Lamichhane subsequently became the only globe-trotting player from Nepal, featuring in Australia’s Big Bash League, Caribbean Premier League, Abu Dhabi T10 League, Pakistan Super League, Global T20 (Canada), Afghanistan Premier League and the Bangladesh Premier League.
Apart from becoming the country’s most sought after cricket star, Lamichhane broke several records. He is Nepal’s highest Twenty20 International and One-Day International wicket-taker with 85 scalps in 43 matches in the shortest format of the game, and has taken 69 wickets in the ODIs. He was elevated to the national captaincy in December last year.
Lamichhane also holds the record of best bowling figure for Nepali players, both in the ODIs (5.1-0-11-6 against Papua New Guinea) and T20Is (4-0-9-5 against Kenya).
He is also the second-quickest international player (22 matches) to reach the 50-wicket milestone in the ODIs, only behind Ajhanta Mendis of Sri Lanka. Likewise, Lamichhane is the third-fastest to 50 wickets in T20Is (29 games), behind Mendis and Irishman Mark Adair.
But having reached the highest of the highs in such a short time, the subsequent fall was also precipitous.
His fortunes would drastically change in the first week of September this year.
The 22-year-old’s fame collapsed like a house of cards after a minor girl filed a rape case against him in Kathmandu on September 5, at a time Lamichhane was in Trinidad and Tobago playing in the Caribbean Premier League (CPL).
Following the rape case, not only was he suspended by the Cricket Association of Nepal (CAN), he also became ineligible to play in the CPL, as Jamaica Tallawahs suspended his contract. Lamichhane was arrested at the Tribhuvan International Airport upon his reentry into the country on October 6 and is currently in judicial custody. He has been charged under Section 219 of the Criminal Code (2074). If the charge stands, he will be imprisoned for 10 to 12 years.
Though Lamichhane and his lawyers have refuted the rape allegation as baseless, police investigation concluded that the cricketer had indeed raped the minor and has filed a case accordingly at the Kathmandu District Court.
The verdict is unlikely anytime soon and the cricket’s governing body would not give him clearance to play until the court final decision. “If Lamichhane had admitted to all the charges, the verdict could have come on the very first day,” said advocate Biraj Thapa. “But as he has dismissed the allegations, it could take at least eight to 10 months, even if the court proceedings go fast. In this case, the final hearing could even take years.”
Meanwhile, the Kathmandu District Court on Friday remanded Lamichhane to judicial custody.
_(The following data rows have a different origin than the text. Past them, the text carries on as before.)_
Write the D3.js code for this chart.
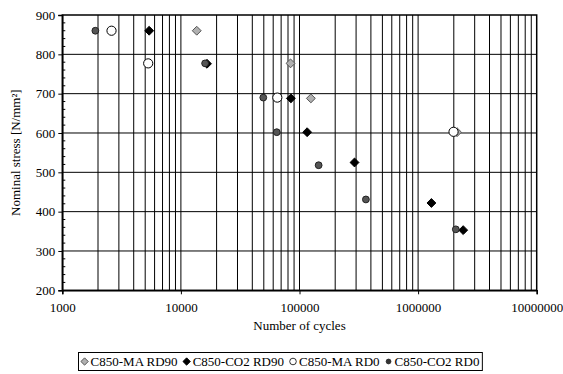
<!DOCTYPE html>
<html><head><meta charset="utf-8">
<script src="https://cdn.jsdelivr.net/npm/d3@7"></script>
</head><body style="margin:0;background:#fff">
<svg id="c" width="563" height="374" font-family="Liberation Serif"></svg>
<script>
const seriesNames = ["C850-MA RD90", "C850-CO2 RD90", "C850-MA RD0", "C850-CO2 RD0"];
const maRD90 = [[13600, 860], [84000, 777], [124700, 688], [2130000, 602]];
const co2RD90 = [[5400, 860], [16600, 776], [84600, 688], [116000, 602], [291000, 525], [1295000, 422], [2400000, 353]];
const maRD0 = [[2600, 860], [5300, 777], [65000, 690], [1990000, 603]];
const co2RD0 = [[1900, 860], [16000, 777], [49500, 690], [64300, 602], [145000, 518], [363000, 431], [2080000, 355]];
const xTickLabels = ["1000", "10000", "100000", "1000000", "10000000"];
const yTickLabels = [200, 300, 400, 500, 600, 700, 800, 900];

const FONT = "Liberation Serif";
const FS = "13px";
const svg = d3.select("#c");
const x = d3.scaleLog().domain([1000, 1e7]).range([62.3, 536.7]);
const y = d3.scaleLinear().domain([200, 900]).range([290.3, 15]);

// vertical grid (log minor + major)
const vTicks = [];
for (let e = 3; e < 7; e++) for (let m = 1; m <= 9; m++) vTicks.push(m * Math.pow(10, e));
svg.append("g").selectAll("line").data(vTicks.filter(v => v > 1000)).join("line")
  .attr("x1", d => x(d)).attr("x2", d => x(d)).attr("y1", y(900)).attr("y2", y(200))
  .attr("stroke", "#000").attr("stroke-width", 1);
// horizontal grid
svg.append("g").selectAll("line").data(yTickLabels.filter(v => v > 200 && v < 900)).join("line")
  .attr("x1", x(1000)).attr("x2", x(1e7)).attr("y1", d => y(d)).attr("y2", d => y(d))
  .attr("stroke", "#000").attr("stroke-width", 1);
// plot border
svg.append("rect").attr("x", x(1000)).attr("y", y(900)).attr("width", x(1e7) - x(1000)).attr("height", y(200) - y(900))
  .attr("fill", "none").attr("stroke", "#000").attr("stroke-width", 1.5);

// Y axis
const yAxis = d3.axisLeft(y).tickValues(yTickLabels).tickSize(4).tickPadding(3).tickFormat(d3.format("d"));
const gy = svg.append("g").attr("transform", `translate(${x(1000)},0)`).call(yAxis)
  .attr("font-family", FONT).attr("font-size", FS);
gy.select(".domain").attr("stroke-width", 1.5);
gy.selectAll("text").attr("fill", "#000").attr("font-family", FONT);
// minor y ticks (inside)
const minorY = d3.range(200, 901, 20).filter(v => v % 100 !== 0);
svg.append("g").selectAll("line").data(minorY).join("line")
  .attr("x1", x(1000)).attr("x2", x(1000) + 3).attr("y1", d => y(d)).attr("y2", d => y(d)).attr("stroke", "#000");

// X axis
const xAxis = d3.axisBottom(x).tickValues(xTickLabels.map(Number)).tickSize(4).tickPadding(8).tickFormat(d3.format("d"));
const gx = svg.append("g").attr("transform", `translate(0,${y(200)})`).call(xAxis)
  .attr("font-family", FONT).attr("font-size", FS);
gx.select(".domain").attr("stroke-width", 1.5);
gx.selectAll("text").attr("fill", "#000").attr("font-family", FONT);

// axis titles
svg.append("text").attr("x", (x(1000) + x(1e7)) / 2).attr("y", 330).attr("text-anchor", "middle")
  .attr("font-family", FONT).attr("font-size", FS).text("Number of cycles");
svg.append("text").attr("transform", `translate(20,${y(550)}) rotate(-90)`).attr("text-anchor", "middle")
  .attr("font-family", FONT).attr("font-size", FS).text("Nominal stress [N/mm²]");

const diamond = d3.symbol().type(d3.symbolDiamond2).size(50);
const styles = [
  {data: maRD90, shape: "diamond", fill: "#b0b0b0", stroke: "#555", r: 0},
  {data: co2RD90, shape: "diamond", fill: "#000", stroke: "#000", r: 0},
  {data: maRD0, shape: "circle", fill: "#fff", stroke: "#000", r: 4.6},
  {data: co2RD0, shape: "circle", fill: "#555", stroke: "#222", r: 3.4}
];
function drawMark(g, s, cx, cy) {
  if (s.shape === "diamond") {
    g.append("path").attr("d", diamond()).attr("transform", `translate(${cx},${cy})`)
      .attr("fill", s.fill).attr("stroke", s.stroke).attr("stroke-width", 1);
  } else {
    g.append("circle").attr("cx", cx).attr("cy", cy).attr("r", s.r)
      .attr("fill", s.fill).attr("stroke", s.stroke).attr("stroke-width", 1);
  }
}
const pts = svg.append("g");
styles.forEach(s => s.data.forEach(d => drawMark(pts, s, x(d[0]), y(d[1]))));

// legend
const lg = svg.append("g");
const box = lg.append("rect").attr("y", 352.5).attr("height", 18)
  .attr("fill", "#fff").attr("stroke", "#000").attr("stroke-width", 1);
const lstyles = [
  {shape: "diamond", fill: "#b0b0b0", stroke: "#555"},
  {shape: "diamond", fill: "#000", stroke: "#000"},
  {shape: "circle", fill: "#fff", stroke: "#000", r: 3.3},
  {shape: "circle", fill: "#333", stroke: "#222", r: 2.4}
];
const smallDiamond = d3.symbol().type(d3.symbolDiamond2).size(34);
let cur = 0;
seriesNames.forEach((n, i) => {
  const s = lstyles[i];
  const g = lg.append("g");
  if (s.shape === "diamond") {
    g.append("path").attr("d", smallDiamond()).attr("transform", `translate(${cur + 4},361.5)`)
      .attr("fill", s.fill).attr("stroke", s.stroke);
  } else {
    g.append("circle").attr("cx", cur + 4).attr("cy", 361.5).attr("r", s.r).attr("fill", s.fill).attr("stroke", s.stroke).attr("stroke-width", 0.8);
  }
  const t = g.append("text").attr("x", cur + 10).attr("y", 366).attr("font-family", FONT).attr("font-size", FS).text(n);
  cur += 10 + t.node().getComputedTextLength() + 5;
});
const total = cur - 5;
const left = 280 - total / 2;
lg.selectAll("g").attr("transform", `translate(${left},0)`);
box.attr("x", Math.round(left) - 2.5).attr("width", total + 5);
</script>
</body></html>
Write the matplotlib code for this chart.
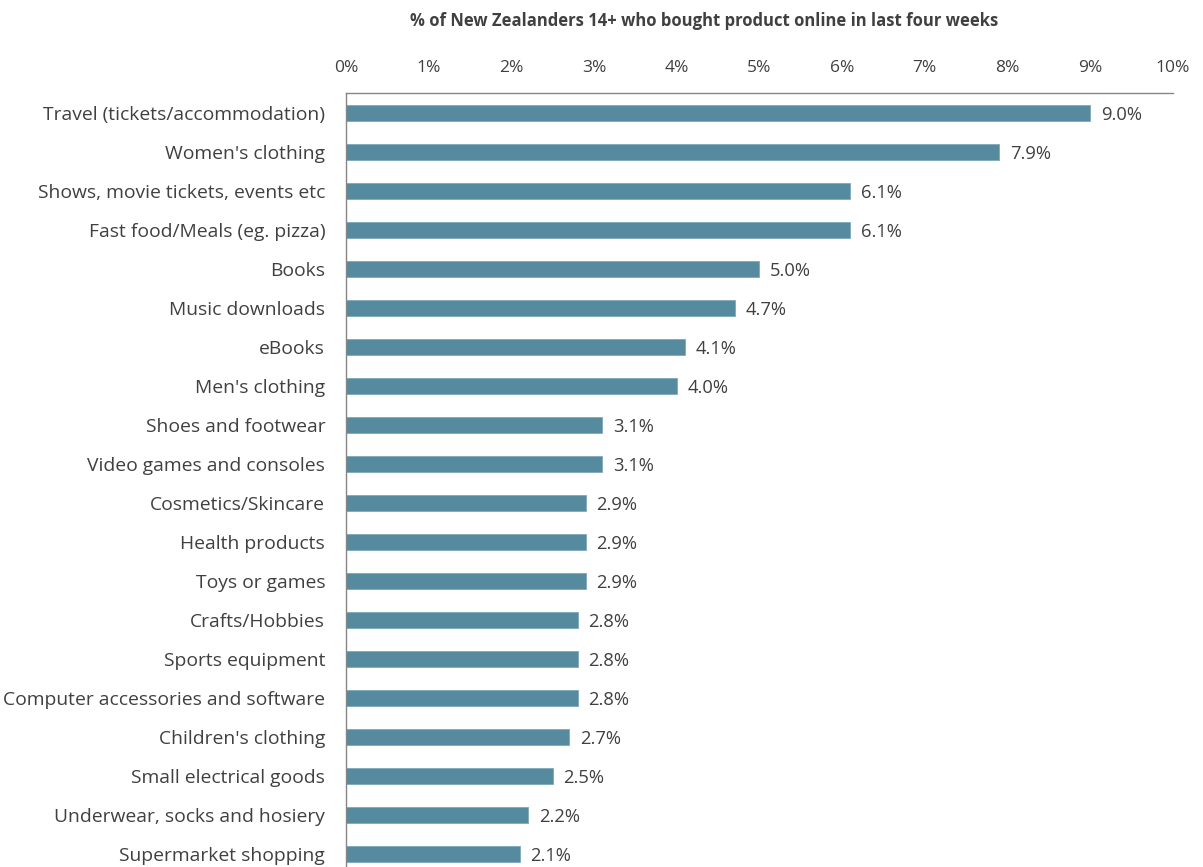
import matplotlib.pyplot as plt
import numpy as np

categories = [
    "Travel (tickets/accommodation)",
    "Women's clothing",
    "Shows, movie tickets, events etc",
    "Fast food/Meals (eg. pizza)",
    "Books",
    "Music downloads",
    "eBooks",
    "Men's clothing",
    "Shoes and footwear",
    "Video games and consoles",
    "Cosmetics/Skincare",
    "Health products",
    "Toys or games",
    "Crafts/Hobbies",
    "Sports equipment",
    "Computer accessories and software",
    "Children's clothing",
    "Small electrical goods",
    "Underwear, socks and hosiery",
    "Supermarket shopping",
]
values = [9.0, 7.9, 6.1, 6.1, 5.0, 4.7, 4.1, 4.0, 3.1, 3.1,
          2.9, 2.9, 2.9, 2.8, 2.8, 2.8, 2.7, 2.5, 2.2, 2.1]
ticks = list(range(0, 11))

plt.rcParams['font.family'] = ['Open Sans', 'DejaVu Sans']
txt = '#404040'

fig = plt.figure(figsize=(12.03, 8.67), dpi=100)
ax = fig.add_axes([0.2876, -0.008, 0.6874, 0.9007])

y = np.arange(len(categories))
ax.barh(y, values, height=0.41, color='#568A9F', edgecolor='#7FA9BA', linewidth=0.6)
ax.set_ylim(len(categories) - 0.5, -0.5)
ax.set_xlim(0, 10)

for yi, v in zip(y, values):
    ax.text(v + 0.13, yi + 0.05, f"{v:.1f}%", va='center', ha='left', fontsize=13.2, color=txt)

ax.xaxis.tick_top()
ax.set_xticks(ticks)
ax.set_xticklabels([f"{t}%" for t in ticks], fontsize=12.5, color=txt)
ax.set_yticks(y)
ax.set_yticklabels(categories, fontsize=13.9, color=txt)
ax.tick_params(length=0, pad=15)
ax.tick_params(axis='x', pad=12)

for s in ['right', 'bottom']:
    ax.spines[s].set_visible(False)
for s in ['top', 'left']:
    ax.spines[s].set_color('#868686')
    ax.spines[s].set_linewidth(1)

fig.text(0.5855, 0.976, "% of New Zealanders 14+ who bought product online in last four weeks",
         ha='center', va='center', fontsize=12, fontweight='bold', color=txt)

fig.savefig('out.png', dpi=100)
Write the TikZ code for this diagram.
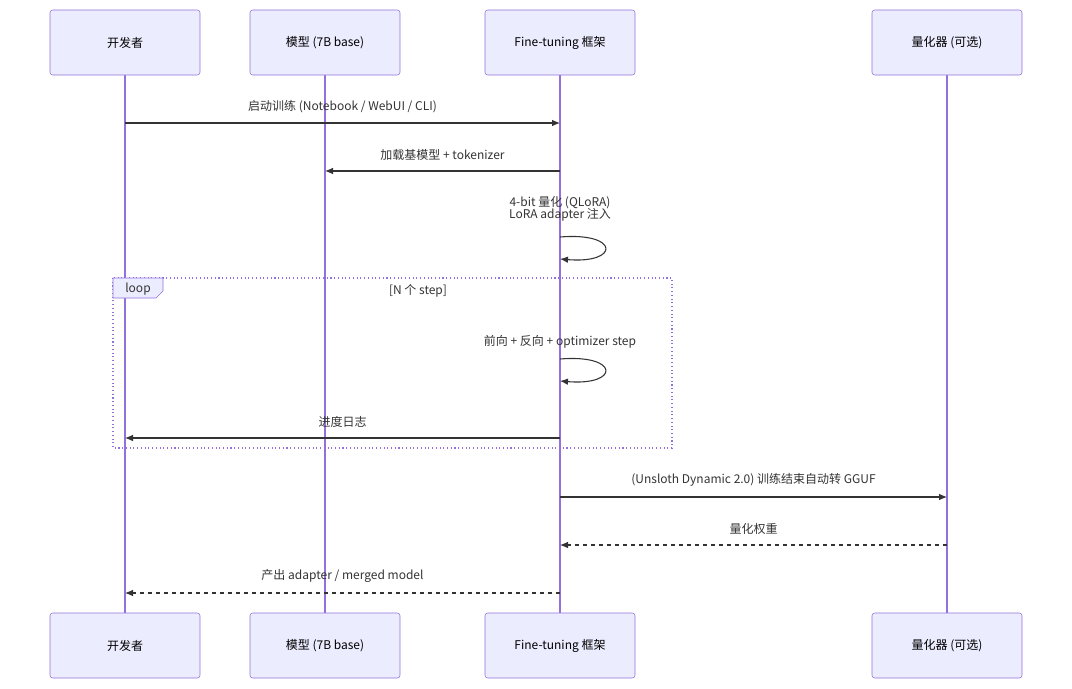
\documentclass[tikz,border=0pt]{standalone}
\usepackage{fontspec}
\setmainfont{Noto Sans CJK SC}
\usetikzlibrary{arrows.meta,positioning}
\definecolor{actfill}{HTML}{ECECFF}
\definecolor{actline}{HTML}{9370DB}
\definecolor{msgline}{HTML}{333333}
\tikzset{
  actor/.style={draw=actline,fill=actfill,minimum width=112.5pt,minimum height=48.75pt,rounded corners=2pt,font=\small},
  msg/.style={draw=msgline,thick,-{Latex[length=6pt,width=5pt]}},
  reply/.style={msg,dashed},
  lbl/.style={font=\small,text=msgline,align=center}
}
\begin{document}
\begin{tikzpicture}[x=0.75pt,y=-0.75pt]
    \useasboundingbox (0,0) rectangle (1072,689);

    % Participants and lifelines
    \foreach \name/\x/\txt in {dev/125/开发者, mdl/325/模型 (7B base), ft/560/Fine-tuning 框架, qz/947/量化器 (可选)} {
        \draw[actline,thick] (\x,75) -- (\x,613);
        \node[actor] (\name top) at (\x,42.5) {\txt};
        \node[actor] (\name bot) at (\x,645.5) {\txt};
    }

    % Loop frame
    \draw[actline,thick,dotted] (113,278) rectangle (672,448);
    \draw[actline,fill=actfill] (113,278) -- (163,278) -- (163,291) -- (156,298) -- (113,298) -- cycle;
    \node[lbl] at (138,289) {loop};
    \node[lbl] at (418,291) {[N 个 step]};

    % Message anchors
    \foreach \name/\x in {dev/125, mdl/325, ft/560, qz/947} {
        \foreach \y in {123,171,438,497,545,593} {
            \coordinate (\name\y) at (\x,\y);
        }
    }

    % Messages
    \draw[msg] (dev123) -- (ft123) node[lbl,midway,above=4pt] {启动训练 (Notebook / WebUI / CLI)};
    \draw[msg] (ft171) -- (mdl171) node[lbl,midway,above=4pt] {加载基模型 + tokenizer};
    \node[lbl] (quant) at (560,209) {4-bit 量化 (QLoRA)\\[-2pt]LoRA adapter 注入};
    \coordinate (s1) at (560,237);
    \coordinate (e1) at (560,259);
    \draw[msg] (s1) .. controls (620,232) and (620,264) .. (e1);
    \node[lbl] (fwd) at (560,342) {前向 + 反向 + optimizer step};
    \coordinate (s2) at (560,359);
    \coordinate (e2) at (560,381);
    \draw[msg] (s2) .. controls (620,354) and (620,386) .. (e2);
    \draw[msg] (ft438) -- (dev438) node[lbl,midway,above=4pt] {进度日志};
    \draw[msg] (ft497) -- (qz497) node[lbl,midway,above=4pt] {(Unsloth Dynamic 2.0) 训练结束自动转 GGUF};
    \draw[reply] (qz545) -- (ft545) node[lbl,midway,above=4pt] {量化权重};
    \draw[reply] (ft593) -- (dev593) node[lbl,midway,above=4pt] {产出 adapter / merged model};
\end{tikzpicture}
\end{document}
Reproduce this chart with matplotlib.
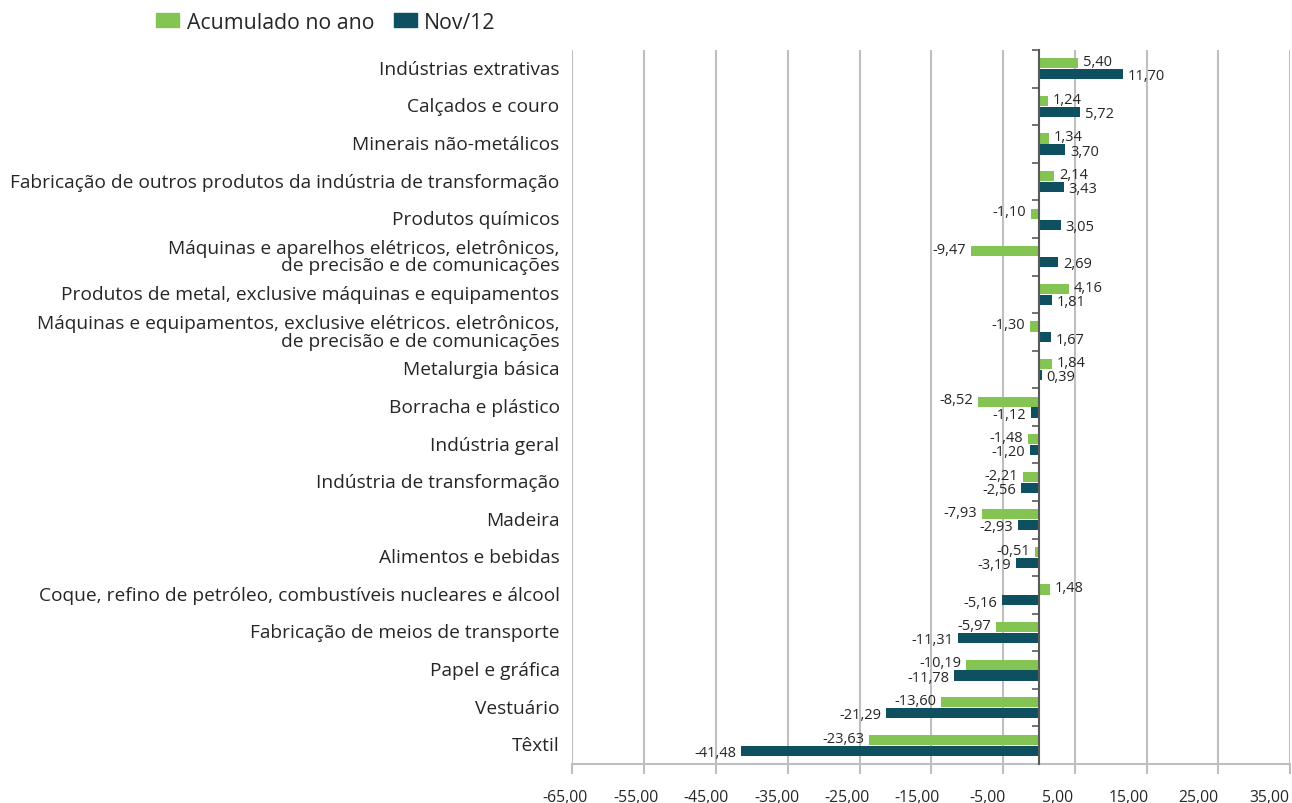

The court's order means Lamichhane now has to stay in jail until it delivers a final verdict in the case.
Whatever the final verdict, Lamichhane faces almost insurmountable obstacles to reviving his stalled cricket career.
Even if the court verdict in his case comes at the earliest and in his favour, it would probably be nearly a year from now that he would be released. And, by that time, Lamichhane shall have been without a bat or ball for almost a year.
But former national cricketer Sanjam Regmi believes that Lamichhane could make a comeback, if he walks free in the next couple of years. “A spinner can very well mount a comeback within six months. The Pakistani fast bowler Mohammad Amir marked a comeback after a five-year International Cricket Council suspension and three months jail term,” said Regmi.
The fame and adulation Lamichhane received at a tender age was probably too much to handle for a teenager. He could not continue his formal education after entering the national camp as a promising teenage cricketer. He was away from his home, most of the time, and holed up with teammates at hotels.
He earned millions from his lucrative contracts with franchises around the globe. But good manners were something Lamichhane always lacked, his contemporaries say on the condition of anonymity.
Lamichhane’s relationship with senior team members including then-captain Paras Khadka soured in 2017. Cricket fans in Nepal were taken aback when he suddenly unfollowed Khadka on Twitter. His relationships with senior players in the current national squad, which he used to captain before his suspension, were fraught.
“He was not on good terms with senior players in the team,” said a member of the national team who played alongside Lamichhane.
Psychologist Tashi Gurung says quick fame and money can get to the emotionally-immature teenagers and youngsters. “They may start thinking that they are all-powerful and they can get away with anything.”
On the cricket ground as well, Lamichhane has been accused of showing arrogance. In November 2018, a group of spectators chanted slogans against him during the Pokhara Premier League after he argued with the umpires. At the time, he was leading the Biratnagar Titans against the Chitwan Rhinos. Lamichhane was handed one demerit point.
Talking to the Post back then, his manager and the national cricket team analyst Raman Shiwakoti had said: "He is young and has achieved a lot of things. There is a certain amount of change in his attitude, but he will learn to handle his stardom, with time. It is tough for a young boy to understand all the practical things and at the same time offload the burden of giving consistent performances.”
Former national cricket captain LB Chhetri also points out flaws in CAN and other sports associations, in how they handle players. “Sports associations are guardians of the players, but the ones in Nepal can seldom provide that kind of guardianship. I would say almost 98 percent of our sports associations fail in this duty,” said Chhetri, adding that it is high time sports teams started hiring psychological and behavioural counsellors.
“[But], a player like Lamichhane, who has had an exposure at the global stage and is the face of Nepali cricket, should certainly have been more responsible in his behaviour,” said Chhetri.